Timothy “Speed” Levitch is one lonely, angry nutball, by every conventional yardstick a loser who's had 40 plays rejected and crashes on friends' floors while earning his slender keep tour-guiding on a Gray Line double-decker bus. Manhattan is stuffed with people like Speed, but he was lucky enough to meet Bennett Miller, a talented New York University film-school dropout in search of a subject. Miller is lucky, too, for Speed is a deliriously logorrheic street lyricist and advocate for life as he sees it, which is through a thousand wildly associative prisms. In The Cruise, a double-decker bus tour with Speed and his stunned, captive audience is also a head trip through a mind for whom the city's landscape is a springboard for erudite perorations about world philosophy, punctuated by malapropisms and grandiose riffs on the order of things: “I see each double-decker loop as another loop toward my death, and therefore toward perfection.”

Filming without a crew, Miller surely ran up reams of footage just hanging out with this walking torrent of words – he must be a great editor.
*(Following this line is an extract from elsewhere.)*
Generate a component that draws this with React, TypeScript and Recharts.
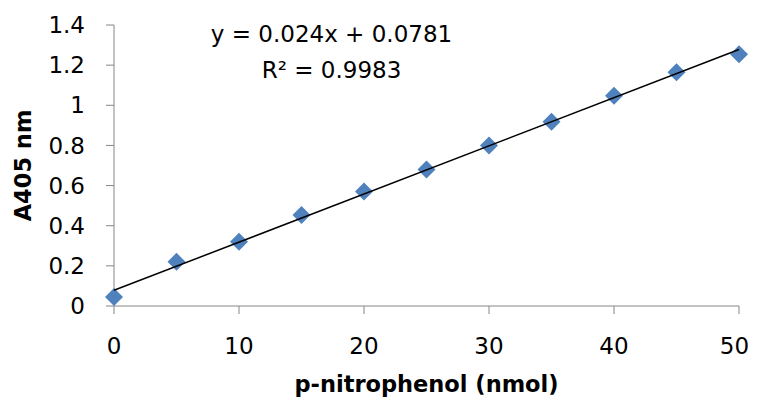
import { Scatter, ScatterChart, XAxis, YAxis, Label } from 'recharts';

const nitrophenolNmol = [0, 5, 10, 15, 20, 25, 30, 35, 40, 45, 50];
const absorbance = [0.045, 0.22, 0.32, 0.453, 0.57, 0.68, 0.8, 0.918, 1.048, 1.164, 1.254];
const xTicks = [0, 10, 20, 30, 40, 50];
const yTicks = [0, 0.2, 0.4, 0.6, 0.8, 1, 1.2, 1.4];
const slope = 0.024;
const intercept = 0.0781;
const rSquared = '0.9983';
const trendRange = [0, 50];

const points = nitrophenolNmol.map((x, i) => ({ x, y: absorbance[i] }));
const trend = trendRange.map((x) => ({ x, y: slope * x + intercept }));

const font = '"DejaVu Sans", sans-serif';
const axisGrey = '#868686';
const rightEdge = 749;

// Excel-style diamond: a square turned 45 degrees
const Diamond = (props: any) => {
    const { cx, cy } = props;
    const r = 9;
    return (
        <path
            d={`M${cx},${cy - r} L${cx + r},${cy} L${cx},${cy + r} L${cx - r},${cy} Z`}
            fill='#4f81bd'
        />
    );
};

// centred under the tick, but pulled in so the last label stays inside the frame
const XTick = (props: any) => {
    const { x, y, payload } = props;
    const halfWidth = String(payload.value).length * 7.3;
    const cx = Math.min(x, rightEdge - halfWidth);
    return (
        <text x={cx} y={y + 16} textAnchor='middle' fontFamily={font} fontSize={23} fill='#000'>
            {payload.value}
        </text>
    );
};

const YTitle = (props: any) => {
    const { viewBox } = props;
    const cy = viewBox.y + viewBox.height / 2;
    return (
        <text
            transform={`translate(31,${cy}) rotate(-90)`}
            textAnchor='middle'
            fontFamily={font}
            fontWeight={700}
            fontSize={22.5}
            fill='#000'
        >
            A405 nm
        </text>
    );
};

const XTitle = (props: any) => {
    const { viewBox } = props;
    const cx = viewBox.x + viewBox.width / 2;
    return (
        <text
            x={cx}
            y={392}
            textAnchor='middle'
            fontFamily={font}
            fontWeight={700}
            fontSize={22.5}
            fill='#000'
        >
            p-nitrophenol (nmol)
        </text>
    );
};

export default function App() {
    return (
        <div style={{ position: 'relative', width: 757, height: 405, margin: -8 }}>
            <ScatterChart
                width={757}
                height={405}
                margin={{ top: 25, right: 18, bottom: 0, left: 0 }}
            >
                <XAxis
                    type='number'
                    dataKey='x'
                    domain={[0, 50]}
                    ticks={xTicks}
                    interval={0}
                    height={99}
                    stroke={axisGrey}
                    tickSize={8}
                    tickMargin={24}
                    tick={<XTick />}
                >
                    <Label content={<XTitle />} />
                </XAxis>
                <YAxis
                    type='number'
                    dataKey='y'
                    domain={[0, 1.4]}
                    ticks={yTicks}
                    interval={0}
                    width={114}
                    stroke={axisGrey}
                    tickSize={8}
                    tickMargin={21}
                    tick={{ fill: '#000', fontSize: 23, fontFamily: font }}
                >
                    <Label content={<YTitle />} />
                </YAxis>
                <Scatter data={points} shape={<Diamond />} isAnimationActive={false} />
                <Scatter
                    data={trend}
                    line={{ stroke: '#000', strokeWidth: 1.5 }}
                    shape={() => <g />}
                    isAnimationActive={false}
                />
            </ScatterChart>
            <svg
                width={757}
                height={100}
                style={{ position: 'absolute', left: 0, top: 0, pointerEvents: 'none' }}
            >
                <text x={331.5} y={42} textAnchor='middle' fontFamily={font} fontSize={23} fill='#000'>
                    {`y = ${slope}x + ${intercept}`}
                </text>
                <text x={331.5} y={78} textAnchor='middle' fontFamily={font} fontSize={23} fill='#000'>
                    R² = {rSquared}
                </text>
            </svg>
        </div>
    );
}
And a great listener, for like many isolates, Speed is an orator, not a conversationalist: A self-confessed exhibitionist, he talks the head off anyone within earshot. With a falsetto voice whose pitch lies somewhere between sandpaper and Richard Simmons, cheeks pocked with acne, and a sartorial style drawn from Waiting for Godot, Speed hovers at the edge of pathos. Miller, though, has no interest in typing his subject as a colorful character or a tragic case. Neither is he willing to sentimentalize Speed, who, toward the end of the film, declaims from the Brooklyn Bridge a laundry list of grievances against all those who ever hurt him, from an early schoolmate, to his mother, to the curs who never read his screenplays. (They will now, oh yes.) Yet this thin-skinned poet of the streets loves the bridge on which he stands, loves the frescoes on a downtown building even as he rages against the coercions of the Manhattan street grid. New York and life have wounded Speed Levitch to bits, and still he finds them beautiful.